Frozen in the 18th century – New Castle, Delaware
Hidden away only 5 miles or so from the I-95 artery of the East Coast, the small town of New Castle, Delaware (pop. ~ 5000) has more colonial buildings packed into it than any other American town I know of. Not a single structure within the historic center seems to have been put up after the 19th century, and never have I seen so many pre-Revolution buildings so immaculately intact in one area. The only things in town that look of this century are the cars and the people. Most of the streets retain their original paving stones, and especially since it’s such a quiet place, it really is easy to forget Modernity..
What is best about New Castle, though, is that it’s an actual town and not a museum piece as many other colonial areas have become. Regular families inhabit the centuries-old houses, and people still frequent pubs that have remained largely unchanged since the 18th century. One can still visit the house where, in around 1680, William Penn supposedly spent his first night in America, the homes of two signers of the Declaration of Independence, a house where the Marquis de Lafayette attended a wedding, and the modest 1832 ticket booth for the New Castle-Frenchtown Railroad, which was the 2nd railroad built in the United States.

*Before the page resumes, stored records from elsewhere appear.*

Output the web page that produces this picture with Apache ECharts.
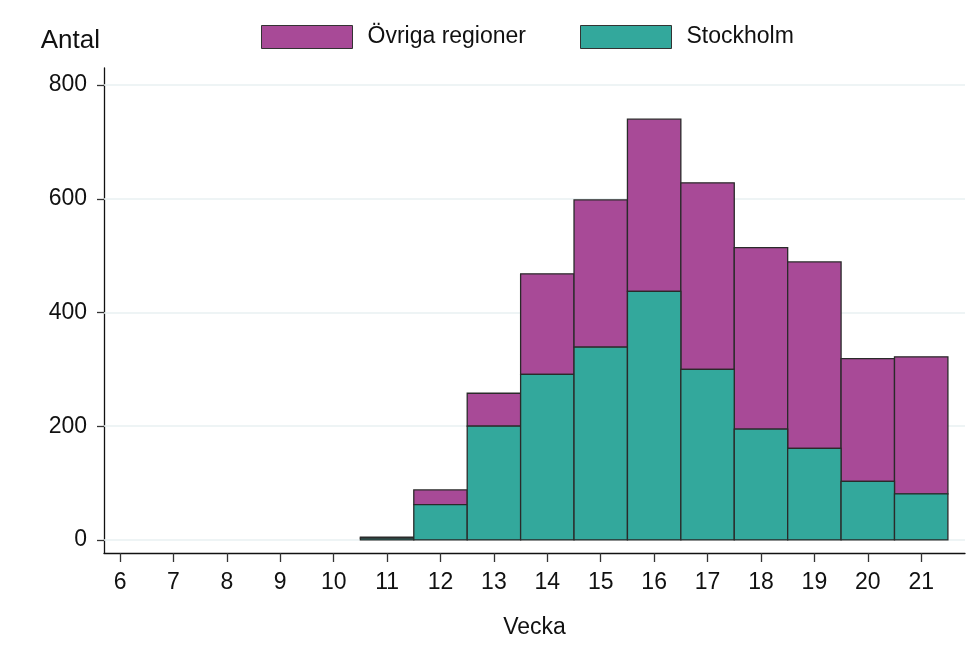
<!DOCTYPE html>
<html>
<head>
<meta charset="utf-8">
<script src="https://cdn.jsdelivr.net/npm/echarts@6/dist/echarts.min.js"></script>
<style>html,body{margin:0;padding:0;background:#fff}#c{width:974px;height:645px}</style>
</head>
<body>
<div id="c"></div>
<script>
const weeks = [11, 12, 13, 14, 15, 16, 17, 18, 19, 20, 21];
const stockholm = [3, 62, 200, 291, 339, 437, 300, 195, 161, 103, 81];
const ovriga = [2, 26, 58, 177, 259, 303, 328, 319, 328, 216, 241];
const xTicks = [6, 7, 8, 9, 10, 11, 12, 13, 14, 15, 16, 17, 18, 19, 20, 21];
const yTicks = [0, 200, 400, 600, 800];

const FONT = '"Liberation Sans", Arial, sans-serif';
const PURPLE = '#A84A97';
const TEAL = '#33A89C';
const EDGE = '#2a2a2a';

const stockData = weeks.map((w, i) => [w, 0, stockholm[i]]);
const ovrData = weeks.map((w, i) => [w, stockholm[i], stockholm[i] + ovriga[i]]);

function renderBar(params, api) {
  const x = api.value(0), lo = api.value(1), hi = api.value(2);
  const p1 = api.coord([x - 0.5, hi]);
  const p2 = api.coord([x + 0.5, lo]);
  return {
    type: 'rect',
    shape: { x: p1[0], y: p1[1], width: p2[0] - p1[0], height: p2[1] - p1[1] },
    style: api.style({ stroke: EDGE, lineWidth: 1.3 })
  };
}

const legendCommon = {
  top: 25, padding: 0, itemWidth: 91, itemHeight: 23,
  icon: 'rect', itemStyle: { borderColor: '#333', borderWidth: 1 },
  textStyle: { fontSize: 23, color: '#111', fontFamily: FONT, padding: [0, 0, 0, 10] }
};

const chart = echarts.init(document.getElementById('c'), null, { renderer: 'canvas' });
chart.setOption({
  animation: false,
  backgroundColor: '#fff',
  textStyle: { fontFamily: FONT },
  grid: { left: 104, right: 9, top: 68, bottom: 92, containLabel: false },
  legend: [
    Object.assign({ data: ['Övriga regioner'], left: 261 }, legendCommon),
    Object.assign({ data: ['Stockholm'], left: 580 }, legendCommon)
  ],
  xAxis: {
    type: 'value', min: 5.7, max: 21.82,
    name: 'Vecka', nameLocation: 'middle', nameGap: 63,
    nameTextStyle: { fontSize: 23, color: '#111', fontFamily: FONT },
    axisLine: { show: true, onZero: false, lineStyle: { color: '#111', width: 1.3 } },
    axisTick: { show: true, customValues: xTicks, length: 9, lineStyle: { color: '#333', width: 1.3 } },
    axisLabel: { customValues: xTicks, fontSize: 23, color: '#111', margin: 18, fontFamily: FONT },
    splitLine: { show: false }
  },
  yAxis: {
    type: 'value', min: -23, max: 830,
    name: 'Antal', nameLocation: 'end', nameGap: 14,
    nameTextStyle: { fontSize: 26, color: '#111', align: 'right', padding: [0, 4, 0, 0], fontFamily: FONT },
    axisLine: { show: true, onZero: false, lineStyle: { color: '#111', width: 1.3 } },
    axisTick: { show: true, customValues: yTicks, length: 7, lineStyle: { color: '#333', width: 1.3 } },
    axisLabel: { customValues: yTicks, fontSize: 23, color: '#111', margin: 17, fontFamily: FONT },
    splitLine: { show: false }
  },
  series: [
    {
      name: 'grid', type: 'line', data: [], z: 1, silent: true,
      markLine: {
        z: 1, silent: true, symbol: 'none', animation: false,
        label: { show: false },
        lineStyle: { color: '#e8f0f2', width: 1.5, type: 'solid' },
        data: yTicks.map(v => ({ yAxis: v }))
      }
    },
    {
      name: 'Övriga regioner', type: 'custom', renderItem: renderBar,
      itemStyle: { color: PURPLE, borderColor: EDGE, borderWidth: 1 },
      encode: { x: 0, y: [1, 2] },
      data: ovrData, z: 3
    },
    {
      name: 'Stockholm', type: 'custom', renderItem: renderBar,
      itemStyle: { color: TEAL, borderColor: EDGE, borderWidth: 1 },
      encode: { x: 0, y: [1, 2] },
      data: stockData, z: 3
    }
  ]
});
</script>
</body>
</html>
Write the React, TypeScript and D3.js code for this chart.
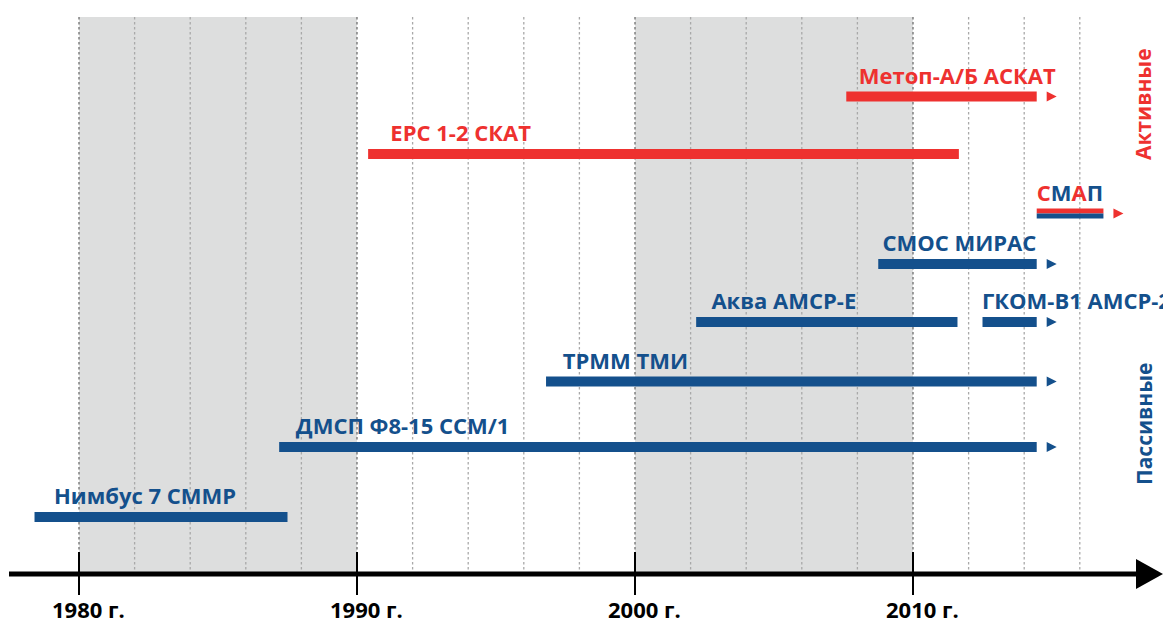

Founded by the Dutch West India Company’s Peter Stuyvesant (whose more famous post was that of governor of New Amsterdam), its strategic location on the Delaware River meant that it changed hands a number of times in its early days- the main players, of course, were the Dutch and the English, but surprisingly it was also controlled for some time by the Swedish, who once held a bit of sway in this region. In fact, the Old Courthouse, built in 1732 (and one of the oldest still standing in the country) still flies the Swedish flag. Its situation and initial influence had New Castle poised to become a city of some significance. However, despite having one of the first railroads, sometime around the mid 19th century, the main freight routes shifted to Wilmington and the town stopped completely in its tracks. It failed to keep up with industrialization and missed the train, so to speak-
And this is where the town just froze in time. A more upward moving town would have destroyed its old buildings as it marched into the modern age. A town with less initial influence and history would have receded into poverty. New Castle, however, just stayed right where it was, and largely remains there today, even as millions of travelers on the highways bypass it by with only miles to spare, completely unaware.